A ball is projected with a velocity of `96 ft//"sec."` (i) its max, range on the horizontal plane (ii) the direction of projection for range of 144 ft. are

To solve the problem step by step, we will follow the physics of projectile motion. ### Step 1: Calculate the Maximum Range The formula for the maximum range \( R \) of a projectile launched at an angle \( \theta \) with an initial velocity \( U \) is given by: \[ R = \frac{U^2 \sin 2\theta}{g} \] For maximum range, the angle \( \theta \) is \( 45^\circ \).
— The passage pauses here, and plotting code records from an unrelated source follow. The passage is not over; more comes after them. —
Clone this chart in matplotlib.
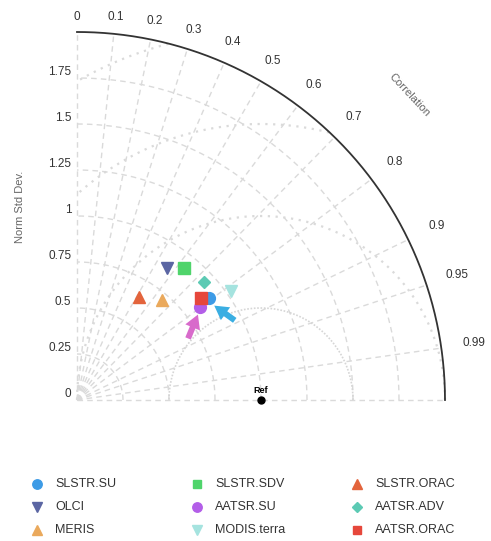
import numpy as np
import matplotlib.pyplot as plt
from matplotlib.lines import Line2D
from matplotlib.patches import FancyArrowPatch

plt.rcParams['font.family'] = ['Liberation Sans', 'DejaVu Sans']

# Taylor diagram data (normalised std dev, correlation)
names = ['SLSTR.SU', 'OLCI', 'MERIS', 'SLSTR.SDV', 'AATSR.SU', 'MODIS.terra',
         'SLSTR.ORAC', 'AATSR.ADV', 'AATSR.ORAC']
std_dev = [0.907, 0.868, 0.710, 0.925, 0.838, 1.024, 0.655, 0.941, 0.872]
corr = [0.793, 0.561, 0.648, 0.629, 0.799, 0.817, 0.514, 0.733, 0.773]
markers = ['o', 'v', '^', 's', 'o', 'v', '^', 'D', 's']
colors = ['#3d9be6', '#5b66a3', '#eaa95c', '#4fd46b', '#b35ee8', '#a5e3df',
          '#e3643c', '#5ccab4', '#e6473b']
msizes = [8.5, 8.5, 8.5, 8, 8.5, 8.5, 8.5, 6, 8]

corr_ticks = [0, 0.1, 0.2, 0.3, 0.4, 0.5, 0.6, 0.7, 0.8, 0.9, 0.95, 0.99]
std_ticks = [0, 0.25, 0.5, 0.75, 1, 1.25, 1.5, 1.75]
rms_levels = [0.5, 1.0, 1.5, 2.0]
ref_std = 1.0
max_std = 2.0

W, H = 491, 541
fig = plt.figure(figsize=(W / 100, H / 100), dpi=100)
ax = fig.add_axes([0, 0, 1, 1])
ax.set_xlim(-77 / 184, (W - 77) / 184)
ax.set_ylim(-(H - 400) / 184, 400 / 184)
ax.axis('off')

grid_c = '#dadada'

# std dev arcs (dashed)
th = np.linspace(0, np.pi / 2, 300)
for s in std_ticks[1:]:
    ax.plot(s * np.cos(th), s * np.sin(th), ls=(0, (4, 3)), color=grid_c, lw=1, zorder=1)

# correlation radial lines
for c in corr_ticks + [1.0]:
    a = np.arccos(c)
    ax.plot([0, max_std * np.cos(a)], [0, max_std * np.sin(a)], ls=(0, (4, 3)),
            color=grid_c, lw=1, zorder=1)

# RMS contours around the reference
phi = np.linspace(0, np.pi, 600)
for r in rms_levels:
    x = ref_std + r * np.cos(phi)
    y = r * np.sin(phi)
    mask = (np.hypot(x, y) > max_std) | (x < 0)
    x = np.where(mask, np.nan, x)
    y = np.where(mask, np.nan, y)
    if r == 0.5:
        ax.plot(x, y, ls=(0, (1, 1)), color='#d6d6d6', lw=1.2, zorder=1)
    else:
        ax.plot(x, y, ls=(0, (1, 2.5)), color=grid_c, lw=1.6, zorder=1)

# outer arc
ax.plot(max_std * np.cos(th), max_std * np.sin(th), color='#333333', lw=1.3, zorder=2)

# correlation tick labels
for c in corr_ticks:
    a = np.arccos(c)
    r = 2.08 + 0.1 * c
    ax.text(r * np.cos(a), r * np.sin(a), ('%g' % c), ha='center', va='center',
            fontsize=8.5, color='#333333')

# std dev tick labels
for s in std_ticks:
    ax.text(-0.03, s + 0.032, ('%g' % s), ha='right', va='center', fontsize=8.5,
            color='#333333')

ax.text(-0.31, 1.05, 'Norm Std Dev.', rotation=90, ha='center', va='center',
        fontsize=8, color='#666666')
ca = np.arccos(0.737)
ax.text(2.45 * np.cos(ca), 2.45 * np.sin(ca), 'Correlation', rotation=-47,
        ha='center', va='center', fontsize=8, color='#666666')

# reference point
ax.plot([ref_std], [0], 'o', color='black', ms=5, zorder=4)
ax.text(ref_std, 0.025, 'Ref', ha='center', va='bottom', fontsize=6.5,
        fontweight='bold', color='black')

# model points
for n, s, c, m, col, ms in zip(names, std_dev, corr, markers, colors, msizes):
    a = np.arccos(c)
    ax.plot(s * np.cos(a), s * np.sin(a), marker=m, color=col, ms=ms, ls='none',
            label=n, zorder=5)

# highlight arrows
arrow_style = 'simple,head_width=1.2,head_length=1.05,tail_width=0.45'
ax.add_patch(FancyArrowPatch(((187 - 77) / 184, (400 - 341) / 184),
                             ((199 - 77) / 184, (400 - 312) / 184),
                             arrowstyle=arrow_style, mutation_scale=9.5,
                             color='#d86bcb', lw=0, zorder=6))
ax.add_patch(FancyArrowPatch(((237 - 77) / 184, (400 - 322) / 184),
                             ((212 - 77) / 184, (400 - 304) / 184),
                             arrowstyle=arrow_style, mutation_scale=9.5,
                             color='#3aaee2', lw=0, zorder=6))

# legend (3 columns x 3 rows, laid out by hand)
col_x = [37, 197, 357]
row_y = [484, 507, 530]
for i, (n, m, col, ms) in enumerate(zip(names, markers, colors, msizes)):
    cx = col_x[i // 3] / W
    cy = 1 - row_y[i % 3] / H
    fig.add_artist(Line2D([cx], [cy], marker=m, color=col, ms=ms * 0.8, ls='none',
                          transform=fig.transFigure))
    fig.text(cx + 18 / W, cy, n, ha='left', va='center', fontsize=9,
             color='#333333')

fig.savefig('out.png', dpi=100, facecolor='white')
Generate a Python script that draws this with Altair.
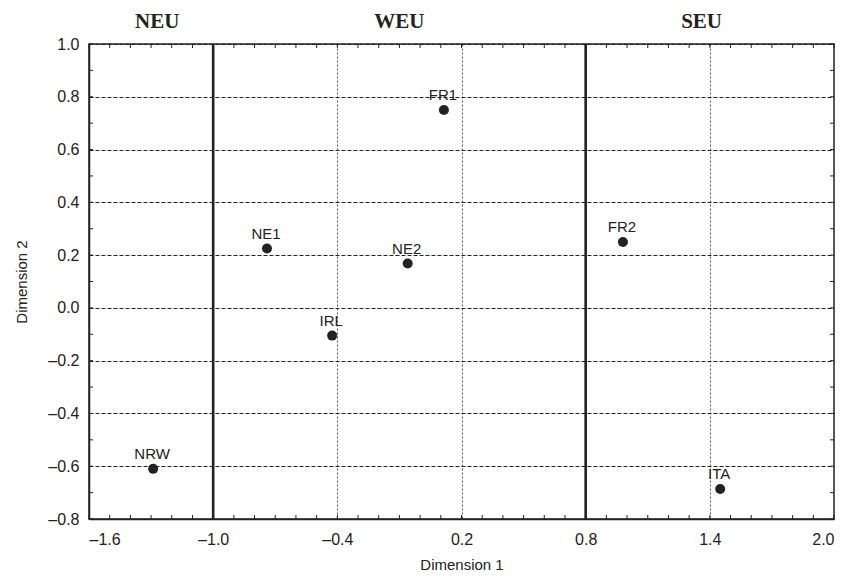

Therefore, \( \sin 2\theta = \sin 90^\circ = 1 \). Given: - \( U = 96 \, \text{ft/sec} \) - \( g \) (acceleration due to gravity) is approximately \( 32 \, \text{ft/sec}^2 \) (standard value for feet). Substituting the values into the formula: \[ R = \frac{(96)^2 \cdot 1}{32} \] Calculating \( R \): \[ R = \frac{9216}{32} = 288 \, \text{ft} \] ### Step 2: Determine the Direction of Projection for a Range of 144 ft Now, we need to find the angle \( \theta \) for which the range \( R \) is \( 144 \, \text{ft} \). Using the range formula again: \[ R = \frac{U^2 \sin 2\theta}{g} \] Setting \( R = 144 \, \text{ft} \): \[ 144 = \frac{(96)^2 \sin 2\theta}{32} \] Rearranging gives: \[ \sin 2\theta = \frac{144 \cdot 32}{9216} \] Calculating the right side: \[ \sin 2\theta = \frac{4608}{9216} = \frac{1}{2} \] ### Step 3: Solve for \( 2\theta \) Now, we find \( 2\theta \): \[ 2\theta = \sin^{-1}\left(\frac{1}{2}\right) \] This gives: \[ 2\theta = 30^\circ \] Thus, dividing by 2 gives: \[ \theta = 15^\circ \] ### Step 4: Determine the Complementary Angle Since the range is the same for complementary angles, the other angle is: \[ \theta' = 90^\circ - 15^\circ = 75^\circ \] ### Final Answers The maximum range on the horizontal plane is \( 288 \, \text{ft} \) and the directions of projection for a range of \( 144 \, \text{ft} \) are \( 15^\circ \) and \( 75^\circ \).